Recuit, train teachers better for higher scores.
Alan Tudge, The Australian, 22 June, 2021
When asked why Singapore has such astounding success in school education, the Singaporean high commissioner’s response to me was crystal clear: “It boils down to the human capital you recruit.”
Singapore recruits its teachers exclusively from the top 10 per cent of applicants and trains them at a single, highly regarded institution with a sole focus on making them ready to teach.
Australia used to sit alongside Singapore in the top performing nations in education outcomes, but in the past 20 years Singapore has improved its standards while Australia has gone backwards.
We have lost the equivalent of a year’s worth of learning. The average 15-year-old Singaporean student is three years ahead of the average 15-year-old Australian in mathematics and 18 months ahead in reading and science.
So how do we turn this around? Through the human capital we recruit. Recruiting exceptional talent and training them in evidence-based practices are not the only things that lead to higher standards in schools but they are universally regarded as among the most, if not the most, important things.
The Grattan Institute estimates recruiting a higher-achieving teaching workforce would boost the average student’s learning by six to 12 months, almost reversing the two-decade decline.
We are lucky to have some of the most dedicated and hardworking teachers in the world. Every day they change children’s lives. I have nothing but admiration for our teachers, particularly because of how they have handled the challenges thrown at them during the pandemic. But many say they don’t feel well prepared when they enter the classroom, and the number of top-performing students entering teaching has declined by a third in the past 15 years, the biggest drop of any faculty.

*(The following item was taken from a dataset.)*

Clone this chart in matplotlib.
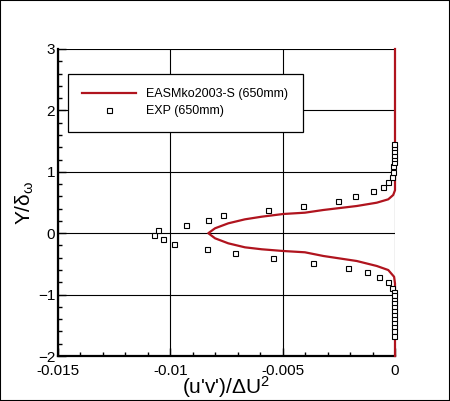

Many teacher education faculties have been infected with dogma and teaching fads at the expense of evidence-based practices. The clearest example of this is how students are taught to read.
During the past two decades students in teaching degrees increasingly were told that, rather than learning to decode words using phonics, kids should guess at words based on the pictures they saw and the context. There is no evidence to support this as the most effective method for teaching kids to read.
Indeed, national reading inquiries in the US in 2000, Britain in 2006 and our own in 2005 concluded that decoding (phonics) must be taught systematically along with vocabulary and comprehension. Recent research has reinforced these findings.
Twenty years later, the tide has begun to turn in schools, but phonics still is not universally taught in initial teacher education courses. To La Trobe University’s credit, it started a short course in phonics recently. Almost overnight, 1000 teachers signed up.
This tells me that teachers want to learn best-practice teaching methods. But it is also an indictment on teacher education faculties that they weren’t taught this to begin with.
It is shameful because the people who are most affected by poor teaching practices, particularly in regards to reading, are disadvantaged kids who don’t have the parents at home to fill in the gaps, or children who have reading difficulties such as dyslexia.
The same can be said in relation to explicit teaching, where the teacher leads the learning, rather than inquiry-based, or “child-led”, learning methods.
McKinsey analysis shows a student who is taught predominantly through explicit teaching methods has a 10-month advantage in their learning at age 15.
The evidence is clear, but it still is resisted by many in education faculties.
This year I launched a review of teacher training courses. The expert panel now has released its discussion paper to seek public feedback. I already see clear themes from the panel’s work.
We must do better at recruiting and training teachers. Evidence-based practices must be taught in our publicly funded universities. We should have alternative pathways into teaching, including shorter ones, based on successful practices abroad. This will be important to attract some mid-career professionals to teaching as an alternative career and to help address teacher shortages, particularly in maths.
Before I entered parliament I helped found Teach for Australia, a non-profit organisation. It attracts outstanding graduates from non-teaching backgrounds and fast-tracks them into teaching in an apprenticeship model after a six-week induction.
We also need a more practical focus in teacher education courses. This is something the old teachers colleges got right. We need to get more principals and leading teachers, who are the real experts on effective instruction, involved in training future teachers, rather than only academics and researchers. In medicine, practitioners are typically the teachers of future doctors and the same principle should apply in education.
The government has taken steps to improve teacher training, including introducing an accreditation system for teaching courses and testing graduates’ literacy and numeracy before entering the classrooms to teach.
But to return to the level of Singapore and the other top-performing nations, more needs to be done. This review, which will report back by the end of this year, is a significant step towards this end.
Alan Tudge is the federal Education and Youth Minister.